— start —
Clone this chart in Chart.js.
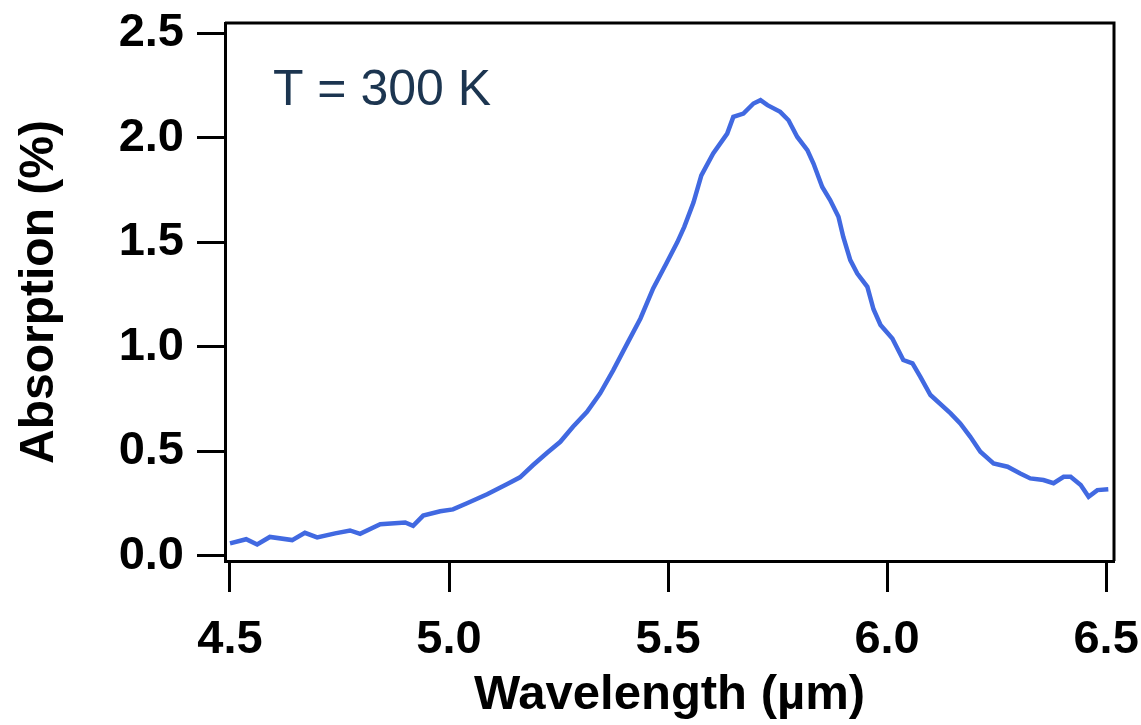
<!DOCTYPE html>
<html>
<head>
<meta charset="utf-8">
<script src="https://cdn.jsdelivr.net/npm/chart.js@4"></script>
<style>
  body { margin: 0; background: #fff; }
  #wrap { width: 1141px; height: 725px; }
</style>
</head>
<body>
<div id="wrap"><canvas id="absChart"></canvas></div>
<script>
// wavelength (um) and absorption (%)
var wavelength = [4.500, 4.537, 4.562, 4.591, 4.642, 4.671, 4.699, 4.740, 4.774, 4.797,
  4.843, 4.900, 4.918, 4.941, 4.980, 5.009, 5.041, 5.087, 5.133, 5.162,
  5.192, 5.224, 5.254, 5.283, 5.315, 5.345, 5.375, 5.407, 5.437, 5.466,
  5.496, 5.521, 5.537, 5.558, 5.576, 5.603, 5.635, 5.649, 5.672, 5.695,
  5.711, 5.727, 5.756, 5.775, 5.795, 5.818, 5.832, 5.852, 5.870, 5.889,
  5.900, 5.916, 5.932, 5.955, 5.969, 5.985, 6.012, 6.037, 6.058, 6.076,
  6.099, 6.145, 6.167, 6.190, 6.213, 6.243, 6.275, 6.304, 6.327, 6.357,
  6.380, 6.403, 6.419, 6.442, 6.460, 6.480, 6.505];
var absorption = [0.060, 0.080, 0.055, 0.091, 0.076, 0.111, 0.089, 0.108, 0.122, 0.106,
  0.152, 0.160, 0.144, 0.193, 0.214, 0.223, 0.252, 0.295, 0.344, 0.376,
  0.435, 0.494, 0.546, 0.618, 0.690, 0.778, 0.889, 1.017, 1.136, 1.280,
  1.399, 1.500, 1.574, 1.690, 1.820, 1.925, 2.020, 2.100, 2.116, 2.164,
  2.180, 2.156, 2.124, 2.084, 2.004, 1.941, 1.877, 1.765, 1.702, 1.622,
  1.526, 1.415, 1.351, 1.287, 1.180, 1.105, 1.040, 0.937, 0.921, 0.857,
  0.770, 0.682, 0.634, 0.570, 0.499, 0.443, 0.427, 0.395, 0.371, 0.363,
  0.348, 0.379, 0.379, 0.339, 0.283, 0.315, 0.319];
var xTicks = [4.5, 5.0, 5.5, 6.0, 6.5];
var yTicks = [0.0, 0.5, 1.0, 1.5, 2.0, 2.5];
var tempLabel = "T = 300 K";

var points = [];
for (var i = 0; i < wavelength.length; i++) {
  points.push({ x: wavelength[i], y: absorption[i] });
}

function noPad(s) {
  s.paddingTop = 0; s.paddingBottom = 0; s.paddingLeft = 0; s.paddingRight = 0;
}

// box round the plot area plus the temperature note
var frame = {
  id: 'frame',
  afterDraw: function (chart) {
    var ctx = chart.ctx, a = chart.chartArea;
    ctx.save();
    ctx.strokeStyle = '#000';
    ctx.lineWidth = 3;
    ctx.beginPath();
    ctx.moveTo(a.left, a.top);
    ctx.lineTo(a.right, a.top);
    ctx.lineTo(a.right, a.bottom);
    ctx.stroke();
    ctx.fillStyle = '#1c3550';
    ctx.font = '50px "Liberation Sans", Arial, sans-serif';
    ctx.textBaseline = 'alphabetic';
    ctx.fillText(tempLabel, chart.scales.x.getPixelForValue(4.598), chart.scales.y.getPixelForValue(2.156));
    ctx.restore();
  }
};

var ctxA = document.getElementById('absChart').getContext('2d');
var absChart = new Chart(ctxA, {
  type: 'scatter',
  data: {
    datasets: [{
      data: points,
      showLine: true,
      borderColor: 'rgb(65, 105, 225)',
      borderWidth: 4.5,
      pointRadius: 0,
      tension: 0
    }]
  },
  options: {
    responsive: true,
    maintainAspectRatio: false,
    animation: false,
    layout: { padding: { top: 23, right: 27, left: 0, bottom: 0 } },
    plugins: { legend: { display: false }, tooltip: { enabled: false } },
    scales: {
      x: {
        type: 'linear',
        min: 4.4886,
        max: 6.518,
        afterFit: function (s) { s.height = 164; noPad(s); },
        afterBuildTicks: function (s) { s.ticks = xTicks.map(function (v) { return { value: v }; }); },
        border: { display: true, color: '#000', width: 3 },
        grid: { drawOnChartArea: false, drawTicks: true, tickLength: 31, tickWidth: 3, tickColor: '#000' },
        ticks: {
          color: '#000', padding: 20, maxRotation: 0, autoSkip: false,
          font: { family: '"Liberation Sans", Arial, sans-serif', size: 47, weight: 'bold' },
          callback: function (v) { return v.toFixed(1); }
        },
        title: {
          display: true, text: 'Wavelength (µm)', color: '#000', padding: 0,
          font: { family: '"Liberation Sans", Arial, sans-serif', size: 49, weight: 'bold' }
        }
      },
      y: {
        type: 'linear',
        min: -0.024,
        max: 2.549,
        afterFit: function (s) { s.width = 225; noPad(s); },
        afterBuildTicks: function (s) { s.ticks = yTicks.map(function (v) { return { value: v }; }); },
        border: { display: true, color: '#000', width: 3 },
        grid: { drawOnChartArea: false, drawTicks: true, tickLength: 28, tickWidth: 3, tickColor: '#000' },
        ticks: {
          color: '#000', padding: 13,
          font: { family: '"Liberation Sans", Arial, sans-serif', size: 47, weight: 'bold' },
          callback: function (v) { return v.toFixed(1); }
        },
        title: {
          display: true, text: 'Absorption (%)', color: '#000', padding: { top: 11, bottom: 0 },
          font: { family: '"Liberation Sans", Arial, sans-serif', size: 48, weight: 'bold' }
        }
      }
    }
  },
  plugins: [frame]
});
</script>
</body>
</html>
— end —
[PROMPT]: Extract the full listing above verbatim; pictures are to be left out of the copy.

[RESULT OF THIS TASK]:
Clone this chart in Chart.js.
<!DOCTYPE html>
<html>
<head>
<meta charset="utf-8">
<script src="https://cdn.jsdelivr.net/npm/chart.js@4"></script>
<style>
  body { margin: 0; background: #fff; }
  #wrap { width: 1141px; height: 725px; }
</style>
</head>
<body>
<div id="wrap"><canvas id="absChart"></canvas></div>
<script>
// wavelength (um) and absorption (%)
var wavelength = [4.500, 4.537, 4.562, 4.591, 4.642, 4.671, 4.699, 4.740, 4.774, 4.797,
  4.843, 4.900, 4.918, 4.941, 4.980, 5.009, 5.041, 5.087, 5.133, 5.162,
  5.192, 5.224, 5.254, 5.283, 5.315, 5.345, 5.375, 5.407, 5.437, 5.466,
  5.496, 5.521, 5.537, 5.558, 5.576, 5.603, 5.635, 5.649, 5.672, 5.695,
  5.711, 5.727, 5.756, 5.775, 5.795, 5.818, 5.832, 5.852, 5.870, 5.889,
  5.900, 5.916, 5.932, 5.955, 5.969, 5.985, 6.012, 6.037, 6.058, 6.076,
  6.099, 6.145, 6.167, 6.190, 6.213, 6.243, 6.275, 6.304, 6.327, 6.357,
  6.380, 6.403, 6.419, 6.442, 6.460, 6.480, 6.505];
var absorption = [0.060, 0.080, 0.055, 0.091, 0.076, 0.111, 0.089, 0.108, 0.122, 0.106,
  0.152, 0.160, 0.144, 0.193, 0.214, 0.223, 0.252, 0.295, 0.344, 0.376,
  0.435, 0.494, 0.546, 0.618, 0.690, 0.778, 0.889, 1.017, 1.136, 1.280,
  1.399, 1.500, 1.574, 1.690, 1.820, 1.925, 2.020, 2.100, 2.116, 2.164,
  2.180, 2.156, 2.124, 2.084, 2.004, 1.941, 1.877, 1.765, 1.702, 1.622,
  1.526, 1.415, 1.351, 1.287, 1.180, 1.105, 1.040, 0.937, 0.921, 0.857,
  0.770, 0.682, 0.634, 0.570, 0.499, 0.443, 0.427, 0.395, 0.371, 0.363,
  0.348, 0.379, 0.379, 0.339, 0.283, 0.315, 0.319];
var xTicks = [4.5, 5.0, 5.5, 6.0, 6.5];
var yTicks = [0.0, 0.5, 1.0, 1.5, 2.0, 2.5];
var tempLabel = "T = 300 K";

var points = [];
for (var i = 0; i < wavelength.length; i++) {
  points.push({ x: wavelength[i], y: absorption[i] });
}

function noPad(s) {
  s.paddingTop = 0; s.paddingBottom = 0; s.paddingLeft = 0; s.paddingRight = 0;
}

// box round the plot area plus the temperature note
var frame = {
  id: 'frame',
  afterDraw: function (chart) {
    var ctx = chart.ctx, a = chart.chartArea;
    ctx.save();
    ctx.strokeStyle = '#000';
    ctx.lineWidth = 3;
    ctx.beginPath();
    ctx.moveTo(a.left, a.top);
    ctx.lineTo(a.right, a.top);
    ctx.lineTo(a.right, a.bottom);
    ctx.stroke();
    ctx.fillStyle = '#1c3550';
    ctx.font = '50px "Liberation Sans", Arial, sans-serif';
    ctx.textBaseline = 'alphabetic';
    ctx.fillText(tempLabel, chart.scales.x.getPixelForValue(4.598), chart.scales.y.getPixelForValue(2.156));
    ctx.restore();
  }
};

var ctxA = document.getElementById('absChart').getContext('2d');
var absChart = new Chart(ctxA, {
  type: 'scatter',
  data: {
    datasets: [{
      data: points,
      showLine: true,
      borderColor: 'rgb(65, 105, 225)',
      borderWidth: 4.5,
      pointRadius: 0,
      tension: 0
    }]
  },
  options: {
    responsive: true,
    maintainAspectRatio: false,
    animation: false,
    layout: { padding: { top: 23, right: 27, left: 0, bottom: 0 } },
    plugins: { legend: { display: false }, tooltip: { enabled: false } },
    scales: {
      x: {
        type: 'linear',
        min: 4.4886,
        max: 6.518,
        afterFit: function (s) { s.height = 164; noPad(s); },
        afterBuildTicks: function (s) { s.ticks = xTicks.map(function (v) { return { value: v }; }); },
        border: { display: true, color: '#000', width: 3 },
        grid: { drawOnChartArea: false, drawTicks: true, tickLength: 31, tickWidth: 3, tickColor: '#000' },
        ticks: {
          color: '#000', padding: 20, maxRotation: 0, autoSkip: false,
          font: { family: '"Liberation Sans", Arial, sans-serif', size: 47, weight: 'bold' },
          callback: function (v) { return v.toFixed(1); }
        },
        title: {
          display: true, text: 'Wavelength (µm)', color: '#000', padding: 0,
          font: { family: '"Liberation Sans", Arial, sans-serif', size: 49, weight: 'bold' }
        }
      },
      y: {
        type: 'linear',
        min: -0.024,
        max: 2.549,
        afterFit: function (s) { s.width = 225; noPad(s); },
        afterBuildTicks: function (s) { s.ticks = yTicks.map(function (v) { return { value: v }; }); },
        border: { display: true, color: '#000', width: 3 },
        grid: { drawOnChartArea: false, drawTicks: true, tickLength: 28, tickWidth: 3, tickColor: '#000' },
        ticks: {
          color: '#000', padding: 13,
          font: { family: '"Liberation Sans", Arial, sans-serif', size: 47, weight: 'bold' },
          callback: function (v) { return v.toFixed(1); }
        },
        title: {
          display: true, text: 'Absorption (%)', color: '#000', padding: { top: 11, bottom: 0 },
          font: { family: '"Liberation Sans", Arial, sans-serif', size: 48, weight: 'bold' }
        }
      }
    }
  },
  plugins: [frame]
});
</script>
</body>
</html>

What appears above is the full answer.